_RECORDS FOR THIS TASK_.

═══

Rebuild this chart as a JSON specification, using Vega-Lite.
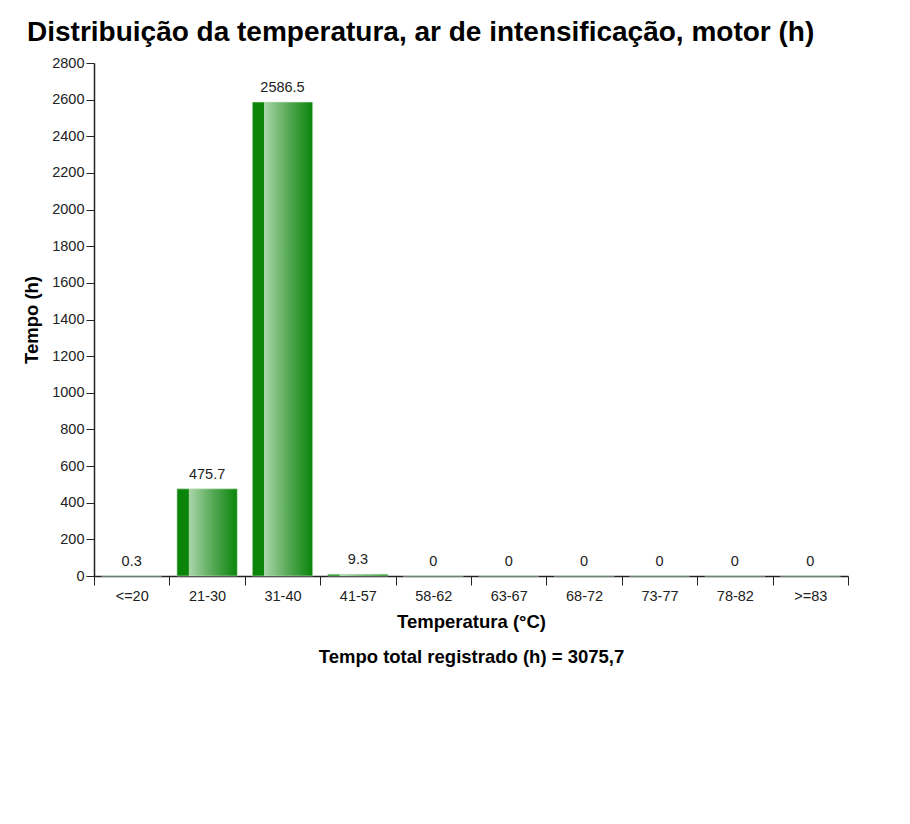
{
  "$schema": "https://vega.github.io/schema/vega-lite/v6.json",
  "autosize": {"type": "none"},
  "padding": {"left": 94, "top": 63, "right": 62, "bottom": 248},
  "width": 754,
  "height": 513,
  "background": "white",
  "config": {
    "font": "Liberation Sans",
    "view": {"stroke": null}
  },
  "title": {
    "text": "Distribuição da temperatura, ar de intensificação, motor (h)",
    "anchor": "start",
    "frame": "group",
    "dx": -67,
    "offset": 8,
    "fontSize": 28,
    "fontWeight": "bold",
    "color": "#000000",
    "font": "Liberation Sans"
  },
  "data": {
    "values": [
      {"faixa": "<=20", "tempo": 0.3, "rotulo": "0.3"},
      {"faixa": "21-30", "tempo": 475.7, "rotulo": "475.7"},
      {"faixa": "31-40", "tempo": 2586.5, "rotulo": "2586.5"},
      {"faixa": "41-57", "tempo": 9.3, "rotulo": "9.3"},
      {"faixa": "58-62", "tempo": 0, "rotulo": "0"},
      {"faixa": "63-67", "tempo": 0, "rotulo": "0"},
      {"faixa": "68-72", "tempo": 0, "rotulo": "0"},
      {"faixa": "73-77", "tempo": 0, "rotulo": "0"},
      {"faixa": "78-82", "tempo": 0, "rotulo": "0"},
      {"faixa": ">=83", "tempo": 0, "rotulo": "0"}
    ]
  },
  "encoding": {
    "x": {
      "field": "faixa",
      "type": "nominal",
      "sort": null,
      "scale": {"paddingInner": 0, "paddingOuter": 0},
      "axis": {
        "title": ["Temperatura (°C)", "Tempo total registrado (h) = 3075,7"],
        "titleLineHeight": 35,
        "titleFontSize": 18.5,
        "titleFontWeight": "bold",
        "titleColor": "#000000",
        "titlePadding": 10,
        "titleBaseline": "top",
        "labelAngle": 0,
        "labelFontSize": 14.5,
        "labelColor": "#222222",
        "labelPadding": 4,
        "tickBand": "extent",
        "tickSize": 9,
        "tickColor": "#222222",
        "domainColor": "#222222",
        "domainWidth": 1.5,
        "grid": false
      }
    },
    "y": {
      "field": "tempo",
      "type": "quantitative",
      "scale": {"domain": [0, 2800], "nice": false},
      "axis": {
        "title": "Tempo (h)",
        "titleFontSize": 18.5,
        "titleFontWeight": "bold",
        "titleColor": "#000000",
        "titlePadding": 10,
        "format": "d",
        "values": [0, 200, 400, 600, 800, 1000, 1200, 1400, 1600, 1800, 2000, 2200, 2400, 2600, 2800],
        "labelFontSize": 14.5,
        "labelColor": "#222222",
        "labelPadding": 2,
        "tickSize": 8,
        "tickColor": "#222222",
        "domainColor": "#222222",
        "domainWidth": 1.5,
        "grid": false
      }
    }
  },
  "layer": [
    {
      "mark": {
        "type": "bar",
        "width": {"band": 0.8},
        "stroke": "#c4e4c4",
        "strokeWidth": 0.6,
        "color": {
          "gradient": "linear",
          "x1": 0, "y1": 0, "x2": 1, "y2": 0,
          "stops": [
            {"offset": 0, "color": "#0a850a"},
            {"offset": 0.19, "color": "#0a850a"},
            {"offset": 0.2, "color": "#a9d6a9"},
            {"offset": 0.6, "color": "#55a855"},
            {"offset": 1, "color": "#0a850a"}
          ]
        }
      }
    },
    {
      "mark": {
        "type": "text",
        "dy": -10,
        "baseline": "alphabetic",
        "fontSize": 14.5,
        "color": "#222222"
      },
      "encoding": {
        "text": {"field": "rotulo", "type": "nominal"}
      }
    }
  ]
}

═══

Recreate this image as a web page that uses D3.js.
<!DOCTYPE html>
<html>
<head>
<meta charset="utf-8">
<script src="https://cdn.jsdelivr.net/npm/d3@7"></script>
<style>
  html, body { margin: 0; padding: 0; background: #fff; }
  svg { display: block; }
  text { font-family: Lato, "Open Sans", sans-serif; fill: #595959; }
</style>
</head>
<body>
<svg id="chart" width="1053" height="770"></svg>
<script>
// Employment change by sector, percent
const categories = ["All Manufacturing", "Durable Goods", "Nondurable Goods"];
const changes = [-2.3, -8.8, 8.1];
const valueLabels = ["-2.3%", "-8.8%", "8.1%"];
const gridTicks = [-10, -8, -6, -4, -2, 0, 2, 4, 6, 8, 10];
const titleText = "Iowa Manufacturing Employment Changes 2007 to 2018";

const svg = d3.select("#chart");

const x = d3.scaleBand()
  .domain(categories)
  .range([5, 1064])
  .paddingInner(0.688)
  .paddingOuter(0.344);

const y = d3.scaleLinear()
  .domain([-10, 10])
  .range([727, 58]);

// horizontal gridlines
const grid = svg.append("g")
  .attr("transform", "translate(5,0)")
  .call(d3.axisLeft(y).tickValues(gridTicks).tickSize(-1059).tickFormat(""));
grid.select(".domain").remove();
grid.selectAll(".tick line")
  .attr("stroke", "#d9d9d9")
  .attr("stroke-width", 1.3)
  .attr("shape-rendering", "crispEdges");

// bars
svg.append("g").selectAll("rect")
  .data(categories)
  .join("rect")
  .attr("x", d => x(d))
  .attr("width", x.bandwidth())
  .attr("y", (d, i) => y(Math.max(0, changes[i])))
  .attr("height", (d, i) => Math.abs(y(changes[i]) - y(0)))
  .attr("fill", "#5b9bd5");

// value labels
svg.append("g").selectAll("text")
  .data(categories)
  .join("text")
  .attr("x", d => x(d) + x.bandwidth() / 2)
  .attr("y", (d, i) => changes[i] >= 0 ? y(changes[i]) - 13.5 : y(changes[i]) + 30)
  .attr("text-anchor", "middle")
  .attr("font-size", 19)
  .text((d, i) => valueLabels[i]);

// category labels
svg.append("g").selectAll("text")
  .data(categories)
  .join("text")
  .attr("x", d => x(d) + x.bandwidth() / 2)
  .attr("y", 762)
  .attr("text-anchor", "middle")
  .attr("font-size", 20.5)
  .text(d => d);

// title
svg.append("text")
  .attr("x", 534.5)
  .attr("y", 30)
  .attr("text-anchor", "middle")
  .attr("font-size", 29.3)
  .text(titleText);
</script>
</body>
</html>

═══

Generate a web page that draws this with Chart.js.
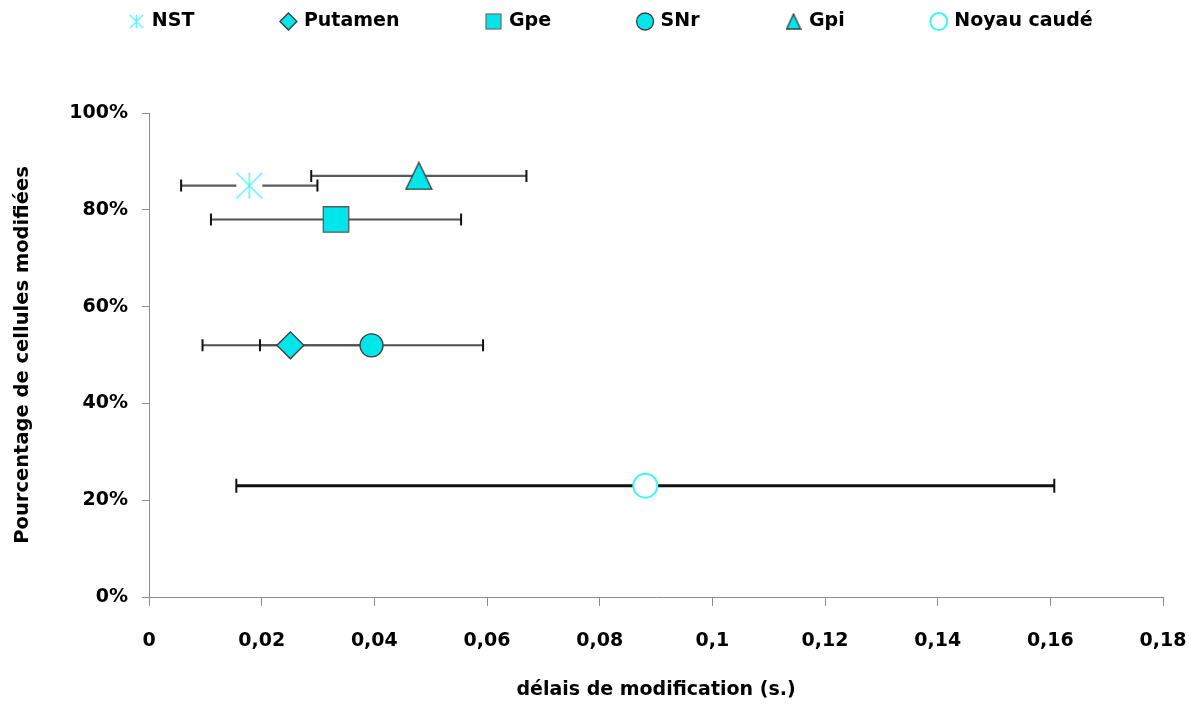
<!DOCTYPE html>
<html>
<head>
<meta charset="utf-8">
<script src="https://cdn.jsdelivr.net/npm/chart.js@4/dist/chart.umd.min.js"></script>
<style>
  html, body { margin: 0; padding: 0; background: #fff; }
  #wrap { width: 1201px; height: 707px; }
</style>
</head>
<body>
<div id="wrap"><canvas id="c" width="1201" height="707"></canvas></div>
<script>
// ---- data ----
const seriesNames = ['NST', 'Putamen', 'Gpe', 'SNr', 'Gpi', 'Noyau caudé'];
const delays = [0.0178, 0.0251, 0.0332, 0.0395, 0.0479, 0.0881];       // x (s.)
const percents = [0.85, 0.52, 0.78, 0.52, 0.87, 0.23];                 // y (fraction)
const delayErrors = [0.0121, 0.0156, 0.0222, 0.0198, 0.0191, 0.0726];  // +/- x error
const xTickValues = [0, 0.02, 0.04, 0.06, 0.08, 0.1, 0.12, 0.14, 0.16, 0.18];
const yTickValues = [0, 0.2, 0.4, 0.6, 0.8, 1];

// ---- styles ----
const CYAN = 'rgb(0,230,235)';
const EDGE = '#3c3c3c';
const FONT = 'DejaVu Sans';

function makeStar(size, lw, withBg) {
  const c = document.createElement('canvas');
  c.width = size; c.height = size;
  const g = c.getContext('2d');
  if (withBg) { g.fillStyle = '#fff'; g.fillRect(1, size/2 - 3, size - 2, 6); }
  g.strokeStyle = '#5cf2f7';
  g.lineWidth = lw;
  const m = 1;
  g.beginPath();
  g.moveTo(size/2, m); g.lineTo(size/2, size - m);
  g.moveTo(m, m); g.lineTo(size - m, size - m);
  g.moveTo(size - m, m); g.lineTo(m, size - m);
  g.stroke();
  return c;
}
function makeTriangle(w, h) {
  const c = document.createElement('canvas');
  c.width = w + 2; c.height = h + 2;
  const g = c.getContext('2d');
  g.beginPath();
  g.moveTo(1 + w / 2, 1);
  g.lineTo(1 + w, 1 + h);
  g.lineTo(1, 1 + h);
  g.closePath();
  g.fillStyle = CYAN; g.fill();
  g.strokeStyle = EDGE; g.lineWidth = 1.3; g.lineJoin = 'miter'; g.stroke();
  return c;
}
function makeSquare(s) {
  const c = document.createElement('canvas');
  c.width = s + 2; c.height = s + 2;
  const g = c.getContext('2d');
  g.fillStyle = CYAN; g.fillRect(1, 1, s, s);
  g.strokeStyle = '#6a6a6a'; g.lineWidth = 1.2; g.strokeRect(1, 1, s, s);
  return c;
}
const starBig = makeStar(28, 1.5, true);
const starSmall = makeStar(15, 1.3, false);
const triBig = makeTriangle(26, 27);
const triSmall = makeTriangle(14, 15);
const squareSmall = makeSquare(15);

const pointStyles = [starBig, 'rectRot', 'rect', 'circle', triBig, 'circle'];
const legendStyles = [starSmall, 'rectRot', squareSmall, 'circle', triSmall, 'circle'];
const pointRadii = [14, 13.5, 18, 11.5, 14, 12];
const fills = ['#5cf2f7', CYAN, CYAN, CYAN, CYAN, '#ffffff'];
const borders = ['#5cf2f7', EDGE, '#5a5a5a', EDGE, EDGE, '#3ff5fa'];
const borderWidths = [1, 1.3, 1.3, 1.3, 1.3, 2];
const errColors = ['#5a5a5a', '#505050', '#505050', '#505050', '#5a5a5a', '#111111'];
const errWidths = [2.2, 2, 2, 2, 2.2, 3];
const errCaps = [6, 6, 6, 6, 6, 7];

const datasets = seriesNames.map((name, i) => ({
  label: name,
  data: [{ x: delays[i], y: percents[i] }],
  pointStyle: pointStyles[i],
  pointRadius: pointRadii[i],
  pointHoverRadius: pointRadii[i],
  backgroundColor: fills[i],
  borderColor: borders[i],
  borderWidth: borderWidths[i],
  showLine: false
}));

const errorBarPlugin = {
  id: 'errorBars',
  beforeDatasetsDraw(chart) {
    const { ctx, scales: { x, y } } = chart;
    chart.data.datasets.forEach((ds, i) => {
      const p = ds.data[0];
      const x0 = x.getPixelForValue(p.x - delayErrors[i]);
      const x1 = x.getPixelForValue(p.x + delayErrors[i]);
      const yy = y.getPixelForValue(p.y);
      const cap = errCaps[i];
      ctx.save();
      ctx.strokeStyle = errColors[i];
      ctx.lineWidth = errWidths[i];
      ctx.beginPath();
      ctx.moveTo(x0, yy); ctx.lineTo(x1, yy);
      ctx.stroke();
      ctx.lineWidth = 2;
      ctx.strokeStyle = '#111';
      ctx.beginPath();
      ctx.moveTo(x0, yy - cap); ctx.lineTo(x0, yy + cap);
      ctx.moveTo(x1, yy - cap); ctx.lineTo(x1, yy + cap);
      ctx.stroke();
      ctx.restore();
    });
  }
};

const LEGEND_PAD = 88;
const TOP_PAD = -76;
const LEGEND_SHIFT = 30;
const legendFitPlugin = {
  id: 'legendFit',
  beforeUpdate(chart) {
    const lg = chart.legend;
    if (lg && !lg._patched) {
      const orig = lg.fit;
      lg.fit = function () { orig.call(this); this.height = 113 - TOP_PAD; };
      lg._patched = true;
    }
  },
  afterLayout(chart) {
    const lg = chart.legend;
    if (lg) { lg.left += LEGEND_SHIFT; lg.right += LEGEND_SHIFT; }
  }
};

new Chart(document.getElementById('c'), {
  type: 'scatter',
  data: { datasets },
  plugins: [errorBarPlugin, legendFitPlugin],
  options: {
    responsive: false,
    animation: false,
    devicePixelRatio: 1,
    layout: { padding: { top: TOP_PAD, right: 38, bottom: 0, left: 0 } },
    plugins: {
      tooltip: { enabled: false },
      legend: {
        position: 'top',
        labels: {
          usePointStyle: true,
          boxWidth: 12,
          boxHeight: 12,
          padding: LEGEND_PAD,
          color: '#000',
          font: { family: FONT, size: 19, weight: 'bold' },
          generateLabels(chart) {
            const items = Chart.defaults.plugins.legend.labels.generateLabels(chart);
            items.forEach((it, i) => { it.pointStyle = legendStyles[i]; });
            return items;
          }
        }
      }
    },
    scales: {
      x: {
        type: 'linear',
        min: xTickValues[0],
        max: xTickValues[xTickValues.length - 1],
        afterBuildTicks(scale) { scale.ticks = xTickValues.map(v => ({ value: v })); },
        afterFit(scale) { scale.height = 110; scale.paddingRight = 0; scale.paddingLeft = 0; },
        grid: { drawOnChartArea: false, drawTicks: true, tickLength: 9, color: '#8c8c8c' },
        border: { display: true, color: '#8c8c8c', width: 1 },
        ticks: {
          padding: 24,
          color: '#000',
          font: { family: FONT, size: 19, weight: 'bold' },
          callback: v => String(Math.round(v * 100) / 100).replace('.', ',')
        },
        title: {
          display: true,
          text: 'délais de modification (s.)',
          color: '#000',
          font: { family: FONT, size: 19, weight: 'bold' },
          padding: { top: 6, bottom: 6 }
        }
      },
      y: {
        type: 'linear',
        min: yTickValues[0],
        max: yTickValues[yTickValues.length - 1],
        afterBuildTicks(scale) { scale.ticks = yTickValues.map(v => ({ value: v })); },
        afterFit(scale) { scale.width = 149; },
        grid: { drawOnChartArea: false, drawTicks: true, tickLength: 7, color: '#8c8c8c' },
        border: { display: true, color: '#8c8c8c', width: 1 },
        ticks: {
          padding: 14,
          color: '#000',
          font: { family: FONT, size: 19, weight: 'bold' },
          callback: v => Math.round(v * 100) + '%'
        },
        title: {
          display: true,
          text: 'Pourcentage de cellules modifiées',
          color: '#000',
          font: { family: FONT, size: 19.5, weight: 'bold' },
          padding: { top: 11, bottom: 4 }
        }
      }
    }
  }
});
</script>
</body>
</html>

═══

_TASK TO COMPLETE_. Leave the pictures out and print, exactly as written, every line from the one holding "Generate a web" down to the one holding "const FONT = 'DejaVu Sans';", both of those included.

_EXERCISE RESULT_.
Generate a web page that draws this with Chart.js.
<!DOCTYPE html>
<html>
<head>
<meta charset="utf-8">
<script src="https://cdn.jsdelivr.net/npm/chart.js@4/dist/chart.umd.min.js"></script>
<style>
  html, body { margin: 0; padding: 0; background: #fff; }
  #wrap { width: 1201px; height: 707px; }
</style>
</head>
<body>
<div id="wrap"><canvas id="c" width="1201" height="707"></canvas></div>
<script>
// ---- data ----
const seriesNames = ['NST', 'Putamen', 'Gpe', 'SNr', 'Gpi', 'Noyau caudé'];
const delays = [0.0178, 0.0251, 0.0332, 0.0395, 0.0479, 0.0881];       // x (s.)
const percents = [0.85, 0.52, 0.78, 0.52, 0.87, 0.23];                 // y (fraction)
const delayErrors = [0.0121, 0.0156, 0.0222, 0.0198, 0.0191, 0.0726];  // +/- x error
const xTickValues = [0, 0.02, 0.04, 0.06, 0.08, 0.1, 0.12, 0.14, 0.16, 0.18];
const yTickValues = [0, 0.2, 0.4, 0.6, 0.8, 1];

// ---- styles ----
const CYAN = 'rgb(0,230,235)';
const EDGE = '#3c3c3c';
const FONT = 'DejaVu Sans';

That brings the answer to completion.